1. The question we have now to decide in this appeal is whether the claim is barred by Section 43 of Act X of 1877. The facts upon which this question arises are clearly set forth in the judgment appealed against. On the 1st July 1878 there was a settlement of accounts between the plaintiff and the defendants, and a debt acknowledged to be due by the latter to the former. The non-payment of this debt constituted a cause of action which might be made the subject of a suit. And the same day it is alleged that the plaintiff and the defendants entered into a contract of partnership, and the partnership trade, which was carried on under this contract, ceased in August 1878. The termination of the partnership and the defendants' omission to account for its assets was another distinct cause of action. Thus, prior to the date of the agreement mentioned in Suit 127 of 1878, the plaintiff was at liberty to institute two different suits upon the two transactions, for Section 43 only directs that every suit shall include the whole of the claim to which the plaintiff is entitled upon the cause of action on which the suit is founded, and it does not require the union of all the causes of action arising from distinct and independent transactions between the plaintiff and the defendants. On the 30th September 1878 the defendants extorted a release whereby the plaintiff's claim against thorn, arising out of the two transactions already mentioned, and all other transactions between them, was released. This was a wrong done by the defendants to the plaintiff, and the former are not, therefore, at liberty to plead their own wrong and to insist that the distinct rights of suit which the plaintiff already had should be taken away from him and merge into the release, which, according to the plaintiff, was invalid. It appears to us, therefore, that at the date of Suit 127 of 1878, 23rd November 1878, the plaintiff was not bound under Section 43 to have united the several causes of action which he had in one suit. This being so, the next question arising for consideration is whether Suit 127 of 1878 was substantially a suit for damages sustained for the wrong done by the defendants in extorting the release from him, or a suit upon the account stated on the 1st July 1878, containing a statement in the nature of a confession and avoidance of the release.

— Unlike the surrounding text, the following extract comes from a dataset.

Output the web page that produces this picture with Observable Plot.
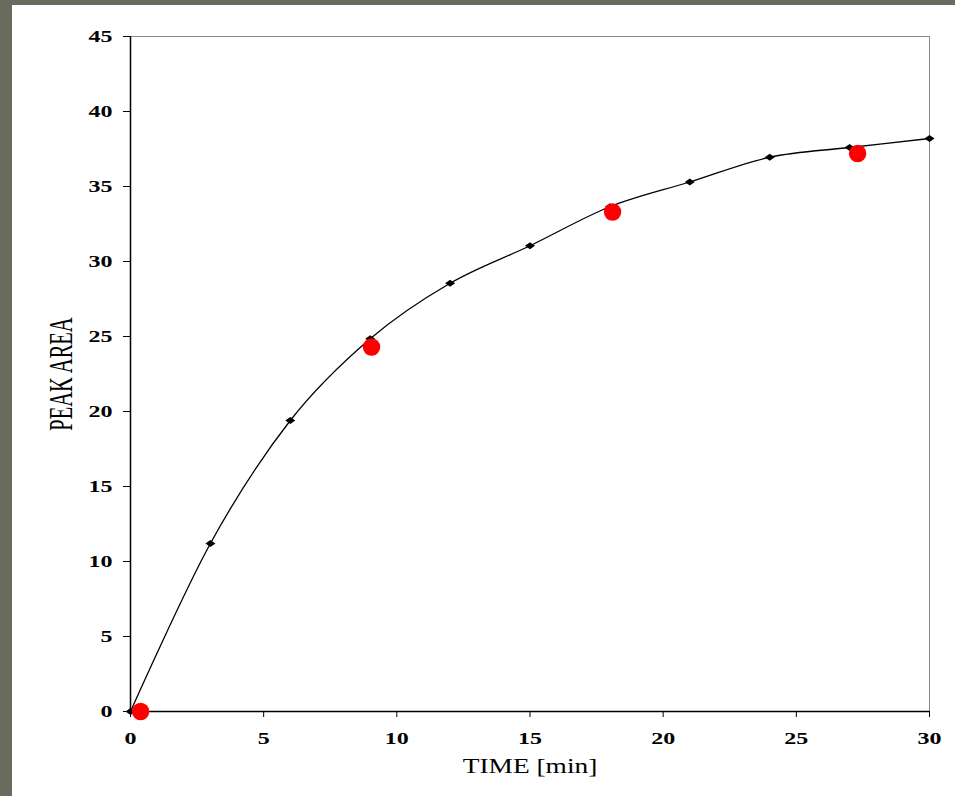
<!DOCTYPE html>
<html>
<head>
<meta charset="utf-8">
<script src="https://cdn.jsdelivr.net/npm/d3@7"></script>
<script src="https://cdn.jsdelivr.net/npm/@observablehq/plot@0.6"></script>
<style>
  html, body { margin: 0; padding: 0; }
  body { width: 955px; height: 796px; background: #6b6b5d; position: relative; overflow: hidden; }
  #panel { position: absolute; left: 12px; top: 5px; width: 943px; height: 791px; background: #ffffff; }
</style>
</head>
<body>
<div id="panel"></div>
<script>
// Fitted series (black diamonds with smoothed line)
const times = [0, 3, 6, 9, 12, 15, 18, 21, 24, 27, 30];
const peakArea = [0, 11.2, 19.4, 24.85, 28.55, 31.05, 33.65, 35.3, 36.95, 37.6, 38.2];
// Measured points (red circles)
const measuredTimes = [0.38, 9.05, 18.1, 27.3];
const measuredArea = [0, 24.3, 33.3, 37.2];
// Axis ticks
const xTicks = [0, 5, 10, 15, 20, 25, 30];
const yTicks = [0, 5, 10, 15, 20, 25, 30, 35, 40, 45];
const xLabel = "TIME [min]";
const yLabel = "PEAK AREA";

const fitted = times.map((t, i) => ({t, a: peakArea[i]}));
const measured = measuredTimes.map((t, i) => ({t, a: measuredArea[i]}));
const serif = "'Liberation Serif', 'Times New Roman', serif";

// Excel-style diamond marker (wider than tall)
const wideDiamond = {
  draw(context, size) {
    const r = Math.sqrt(size / Math.PI);
    const w = 1.25 * r, h = 0.9 * r;
    context.moveTo(-w, 0);
    context.lineTo(0, -h);
    context.lineTo(w, 0);
    context.lineTo(0, h);
    context.closePath();
  }
};

const chart = Plot.plot({
  width: 943,
  height: 791,
  marginLeft: 118,
  marginTop: 31,
  marginRight: 26,
  marginBottom: 85,
  style: {background: "transparent", fontFamily: serif, color: "#000"},
  x: {domain: [0, 30]},
  y: {domain: [0, 45]},
  marks: [
    Plot.ruleY([45], {stroke: "#8a8a8a", strokeWidth: 1}),
    Plot.ruleX([30], {stroke: "#8a8a8a", strokeWidth: 1}),
    Plot.axisX({ticks: xTicks, tickSize: 6, tickPadding: 15, label: null,
      fontSize: 16, fontWeight: "bold", fontFamily: serif, tickFormat: d => String(d)}),
    Plot.axisY({ticks: yTicks, tickSize: 7, tickPadding: 11, label: null,
      fontSize: 16, fontWeight: "bold", fontFamily: serif, tickFormat: d => String(d)}),
    Plot.ruleX([0], {stroke: "#000", strokeWidth: 1.5}),
    Plot.ruleY([0], {stroke: "#000", strokeWidth: 1.5}),
    Plot.line(fitted, {x: "t", y: "a", curve: "cardinal", tension: 0, stroke: "#000", strokeWidth: 1.3}),
    Plot.dot(fitted, {x: "t", y: "a", symbol: wideDiamond, r: 4, fill: "#000", stroke: null}),
    Plot.dot(measured, {x: "t", y: "a", r: 8.7, fill: "#ff0000", stroke: null}),
    Plot.text([xLabel], {frameAnchor: "bottom", dy: 61, fontSize: 20, fontFamily: serif, fill: "#000"}),
    Plot.text([yLabel], {frameAnchor: "left", textAnchor: "middle", dx: -69, rotate: -90, fontSize: 20.5, fontFamily: serif, fill: "#000"})
  ]
});

document.getElementById("panel").appendChild(chart);

// The original is horizontally stretched: widen tick labels and axis titles
const isNum = v => v !== null && /^-?[\d.]+$/.test(v.trim());
function stretch(el, extra) {
  let t = el.getAttribute("transform") || "";
  const x = el.getAttribute("x"), y = el.getAttribute("y");
  if ((x === null || isNum(x)) && (y === null || isNum(y)) && (x !== null || y !== null)) {
    t += ` translate(${x || 0},${y || 0})`;
    el.removeAttribute("x");
    el.removeAttribute("y");
  }
  el.setAttribute("transform", (t + " " + extra).trim());
}
chart.querySelectorAll('g[aria-label="y-axis tick label"] text, g[aria-label="x-axis tick label"] text')
  .forEach(el => stretch(el, "scale(1.5,1)"));
chart.querySelectorAll("text").forEach(el => {
  if (el.textContent === xLabel) stretch(el, "scale(1.37,1)");
  else if (el.textContent === yLabel) stretch(el, "scale(1,1.6)");
});
</script>
</body>
</html>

2. Though the words in paragraph 4 of the plaint in the former suit, 'Thus arose the cause of action,' create some doubt whether the extorting of the release was not made the ground of action, still, it appears to us, on considering the plaint as a whole, that the allusion to the execution of the release under duress was made by way of answer to a plea which, it was anticipated, might be founded upon it, and that the prayer for its cancellation was regarded as ancillary to the primary relief, viz., the recovery of the amount due upon the account stated on the 1st July 1878. The allegations in the plaint are, in our judgment, consistent with the view that the setting aside of the release was a step necessary for reviving the distinct causes of action which the plaintiff had prior to its execution. It may be that the defendants could not plead the release in answer to the present claim, as its validity was an issue adjudicated upon in Suit 127 of 1878; but it does not seem to us to follow that the distinct causes of action, which the plaintiff had, must merge into a transaction which was legally inoperative.
3. We are, therefore, of opinion that Suit No. 127 of 1878 was not substantially a suit for damages, and we must set aside the decree appealed against, and remand the suit for disposal on the merits. The costs hitherto will be costs in the cause.